◆ **Goal of the exercise**: Exactly repeat the material, dropping every picture from the copy.

▼▼▼

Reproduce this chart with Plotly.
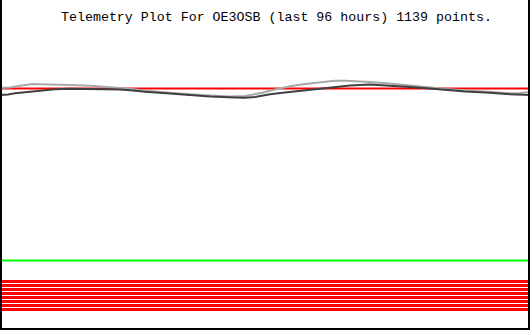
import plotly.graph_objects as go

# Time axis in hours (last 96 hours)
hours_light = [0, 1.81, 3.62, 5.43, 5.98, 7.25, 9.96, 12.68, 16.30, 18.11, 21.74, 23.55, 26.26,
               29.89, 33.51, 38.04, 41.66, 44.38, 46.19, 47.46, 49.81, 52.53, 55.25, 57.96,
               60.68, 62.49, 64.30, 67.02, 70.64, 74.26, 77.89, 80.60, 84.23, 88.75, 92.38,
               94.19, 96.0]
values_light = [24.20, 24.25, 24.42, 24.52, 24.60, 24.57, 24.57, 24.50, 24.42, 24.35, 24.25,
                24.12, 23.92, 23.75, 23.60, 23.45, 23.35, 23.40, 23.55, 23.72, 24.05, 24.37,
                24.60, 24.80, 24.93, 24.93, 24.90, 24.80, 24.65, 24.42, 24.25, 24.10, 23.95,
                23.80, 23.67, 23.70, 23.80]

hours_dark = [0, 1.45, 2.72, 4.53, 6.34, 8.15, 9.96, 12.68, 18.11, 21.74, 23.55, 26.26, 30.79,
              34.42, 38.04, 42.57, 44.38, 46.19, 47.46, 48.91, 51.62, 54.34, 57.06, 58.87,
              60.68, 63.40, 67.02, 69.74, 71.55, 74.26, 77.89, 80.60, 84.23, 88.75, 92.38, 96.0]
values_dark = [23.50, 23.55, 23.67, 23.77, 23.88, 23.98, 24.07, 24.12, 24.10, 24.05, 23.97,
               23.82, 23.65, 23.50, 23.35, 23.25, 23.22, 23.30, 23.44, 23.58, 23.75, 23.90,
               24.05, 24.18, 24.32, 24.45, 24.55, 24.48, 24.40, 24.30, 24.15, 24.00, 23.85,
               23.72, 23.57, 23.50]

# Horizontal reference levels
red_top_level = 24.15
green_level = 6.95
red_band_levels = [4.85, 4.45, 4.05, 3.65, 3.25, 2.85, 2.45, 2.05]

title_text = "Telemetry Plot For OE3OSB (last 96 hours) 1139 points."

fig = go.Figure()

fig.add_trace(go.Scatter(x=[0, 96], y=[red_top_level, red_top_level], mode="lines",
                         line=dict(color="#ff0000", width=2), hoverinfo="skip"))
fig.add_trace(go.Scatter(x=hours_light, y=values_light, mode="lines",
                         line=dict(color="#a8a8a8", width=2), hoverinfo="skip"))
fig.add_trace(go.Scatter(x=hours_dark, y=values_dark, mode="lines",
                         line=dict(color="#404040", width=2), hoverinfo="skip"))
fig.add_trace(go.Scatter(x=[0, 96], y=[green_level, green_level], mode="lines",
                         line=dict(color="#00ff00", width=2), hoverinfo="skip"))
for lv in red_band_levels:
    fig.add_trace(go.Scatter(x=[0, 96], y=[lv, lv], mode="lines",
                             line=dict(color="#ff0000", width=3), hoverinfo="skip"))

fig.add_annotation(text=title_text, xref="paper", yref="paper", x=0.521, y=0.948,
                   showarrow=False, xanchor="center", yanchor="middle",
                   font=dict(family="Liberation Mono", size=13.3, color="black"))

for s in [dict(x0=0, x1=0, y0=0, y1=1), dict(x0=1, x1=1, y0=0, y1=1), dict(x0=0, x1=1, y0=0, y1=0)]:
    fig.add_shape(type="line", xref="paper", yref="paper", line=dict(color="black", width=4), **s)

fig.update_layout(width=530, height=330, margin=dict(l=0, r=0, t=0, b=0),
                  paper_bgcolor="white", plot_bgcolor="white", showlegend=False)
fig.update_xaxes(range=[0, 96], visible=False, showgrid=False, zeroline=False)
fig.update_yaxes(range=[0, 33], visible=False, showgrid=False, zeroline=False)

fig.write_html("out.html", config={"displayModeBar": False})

▲▲▲

◆ **Exercise result**:
Reproduce this chart with Plotly.
import plotly.graph_objects as go

# Time axis in hours (last 96 hours)
hours_light = [0, 1.81, 3.62, 5.43, 5.98, 7.25, 9.96, 12.68, 16.30, 18.11, 21.74, 23.55, 26.26,
               29.89, 33.51, 38.04, 41.66, 44.38, 46.19, 47.46, 49.81, 52.53, 55.25, 57.96,
               60.68, 62.49, 64.30, 67.02, 70.64, 74.26, 77.89, 80.60, 84.23, 88.75, 92.38,
               94.19, 96.0]
values_light = [24.20, 24.25, 24.42, 24.52, 24.60, 24.57, 24.57, 24.50, 24.42, 24.35, 24.25,
                24.12, 23.92, 23.75, 23.60, 23.45, 23.35, 23.40, 23.55, 23.72, 24.05, 24.37,
                24.60, 24.80, 24.93, 24.93, 24.90, 24.80, 24.65, 24.42, 24.25, 24.10, 23.95,
                23.80, 23.67, 23.70, 23.80]

hours_dark = [0, 1.45, 2.72, 4.53, 6.34, 8.15, 9.96, 12.68, 18.11, 21.74, 23.55, 26.26, 30.79,
              34.42, 38.04, 42.57, 44.38, 46.19, 47.46, 48.91, 51.62, 54.34, 57.06, 58.87,
              60.68, 63.40, 67.02, 69.74, 71.55, 74.26, 77.89, 80.60, 84.23, 88.75, 92.38, 96.0]
values_dark = [23.50, 23.55, 23.67, 23.77, 23.88, 23.98, 24.07, 24.12, 24.10, 24.05, 23.97,
               23.82, 23.65, 23.50, 23.35, 23.25, 23.22, 23.30, 23.44, 23.58, 23.75, 23.90,
               24.05, 24.18, 24.32, 24.45, 24.55, 24.48, 24.40, 24.30, 24.15, 24.00, 23.85,
               23.72, 23.57, 23.50]

# Horizontal reference levels
red_top_level = 24.15
green_level = 6.95
red_band_levels = [4.85, 4.45, 4.05, 3.65, 3.25, 2.85, 2.45, 2.05]

title_text = "Telemetry Plot For OE3OSB (last 96 hours) 1139 points."

fig = go.Figure()

fig.add_trace(go.Scatter(x=[0, 96], y=[red_top_level, red_top_level], mode="lines",
                         line=dict(color="#ff0000", width=2), hoverinfo="skip"))
fig.add_trace(go.Scatter(x=hours_light, y=values_light, mode="lines",
                         line=dict(color="#a8a8a8", width=2), hoverinfo="skip"))
fig.add_trace(go.Scatter(x=hours_dark, y=values_dark, mode="lines",
                         line=dict(color="#404040", width=2), hoverinfo="skip"))
fig.add_trace(go.Scatter(x=[0, 96], y=[green_level, green_level], mode="lines",
                         line=dict(color="#00ff00", width=2), hoverinfo="skip"))
for lv in red_band_levels:
    fig.add_trace(go.Scatter(x=[0, 96], y=[lv, lv], mode="lines",
                             line=dict(color="#ff0000", width=3), hoverinfo="skip"))

fig.add_annotation(text=title_text, xref="paper", yref="paper", x=0.521, y=0.948,
                   showarrow=False, xanchor="center", yanchor="middle",
                   font=dict(family="Liberation Mono", size=13.3, color="black"))

for s in [dict(x0=0, x1=0, y0=0, y1=1), dict(x0=1, x1=1, y0=0, y1=1), dict(x0=0, x1=1, y0=0, y1=0)]:
    fig.add_shape(type="line", xref="paper", yref="paper", line=dict(color="black", width=4), **s)

fig.update_layout(width=530, height=330, margin=dict(l=0, r=0, t=0, b=0),
                  paper_bgcolor="white", plot_bgcolor="white", showlegend=False)
fig.update_xaxes(range=[0, 96], visible=False, showgrid=False, zeroline=False)
fig.update_yaxes(range=[0, 33], visible=False, showgrid=False, zeroline=False)

fig.write_html("out.html", config={"displayModeBar": False})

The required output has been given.